Over time, this dynamic would create a “vicious cycle” of heightened resource nationalism risk motivated by an increasing strategic and economic importance of minerals, thus severely delaying the global energy transition.

Mining-friendly jurisdictions

Of course, the far easier way to lessen the risk of resource nationalism is to steer clear of countries that are considered high investment risks and shift toward those with sufficient resources and policies designed to maximize mining operations.

For many years the mining industry has been guided by the Fraser Institute’s annual investment attractiveness index, which rates regions based on their geologic attractiveness and the respective government policies and attitudes toward mineral exploration. The index is constructed from the responses given by select industry participants who have been asked to rank provinces, states and countries according to various public policy factors in an annual survey.

The 2022 edition of Fraser Institute’s survey revealed Nevada as the top jurisdiction in terms of investment attractiveness, moving up from 3rd place previously. Western Australia, which topped the 2021 list, ranked 2nd this time. Saskatchewan continues to be on the podium, dropping slightly from 2nd to 3rd (see below).

Source: Fraser Institute

Rounding out the top 10 are Newfoundland & Labrador, Colorado, Northern Territory, Arizona, Quebec, South Australia, and Botswana. The US, Canada and Australia each have three jurisdictions in the top 10 list, followed by Africa with one.

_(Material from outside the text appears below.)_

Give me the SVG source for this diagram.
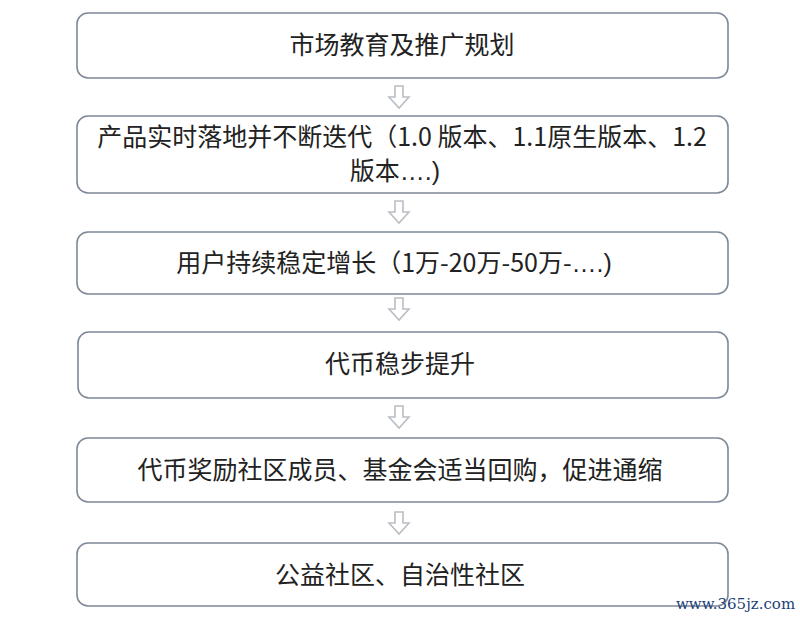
<svg xmlns="http://www.w3.org/2000/svg" width="800" height="619" viewBox="0 0 800 619">
<style>
.box{fill:#fff;stroke:#7d8996;stroke-width:1.6}
.t{font-family:"Noto Sans CJK SC","Noto Sans",sans-serif;font-size:25px;fill:#222;text-anchor:middle}
.arr{fill:#fff;stroke:#b9bec4;stroke-width:1.6;stroke-linejoin:miter}
.wm{font-family:"DejaVu Serif","Liberation Serif",serif;font-size:15px;fill:#1d3f78}
</style>
<defs>
<path id="a" d="M-4,0 H4 V11 H10 L0,22 L-10,11 H-4 Z"/>
</defs>
<rect width="800" height="619" fill="#fff"/>
<g id="connectors">
<use href="#a" class="arr" x="399" y="86"/>
<use href="#a" class="arr" x="399" y="201"/>
<use href="#a" class="arr" x="399" y="298"/>
<use href="#a" class="arr" x="399" y="406"/>
<use href="#a" class="arr" x="399" y="512"/>
</g>
<g id="n1"><rect class="box" x="77" y="13" width="651" height="65" rx="11"/><text class="t" x="402" y="54">市场教育及推广规划</text></g>
<g id="n2"><rect class="box" x="77" y="116" width="651" height="77" rx="11"/><text class="t" x="402" y="146">产品实时落地并不断迭代（1.0 版本、1.1原生版本、1.2</text><text class="t" x="395" y="180">版本<tspan font-family="Liberation Sans, sans-serif">….)</tspan></text></g>
<g id="n3"><rect class="box" x="77" y="232" width="651" height="62" rx="11"/><text class="t" x="394" y="272">用户持续稳定增长（1万-20万-50万-<tspan font-family="Liberation Sans, sans-serif">….)</tspan></text></g>
<g id="n4"><rect class="box" x="78" y="332" width="650" height="66" rx="11"/><text class="t" x="400" y="373">代币稳步提升</text></g>
<g id="n5"><rect class="box" x="77" y="438" width="651" height="64" rx="11"/><text class="t" x="400" y="479">代币奖励社区成员、基金会适当回购，促进通缩</text></g>
<g id="n6"><rect class="box" x="77" y="543" width="651" height="63" rx="11"/><text class="t" x="400" y="584">公益社区、自治性社区</text></g>
<text class="wm" x="676" y="609">www.365jz.com</text>
</svg>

Meanwhile, Zimbabwe is ranked as the least attractive jurisdiction for investment followed by Mozambique, South Sudan, and Angola. Also in the bottom 10 (beginning with the least attractive for investment) are Zambia, South Africa, China, the Democratic Republic of Congo, Papua New Guinea and Tanzania. Africa is the region with the most jurisdictions (8) in the bottom 10. Asia and Oceania each have one jurisdiction in the bottom 10.


At AOTH, resource nationalism/country risk is always at the top of our considerations when conducting due diligence on exploration companies. As such, it’s no coincidence that all of the resource companies featured on the website appear on the left (low risk) side of the above table.

Many of those are exploration companies that happen to focus on critical minerals, a market that is seeing unprecedented growth as the global energy transition continues to drive up demand.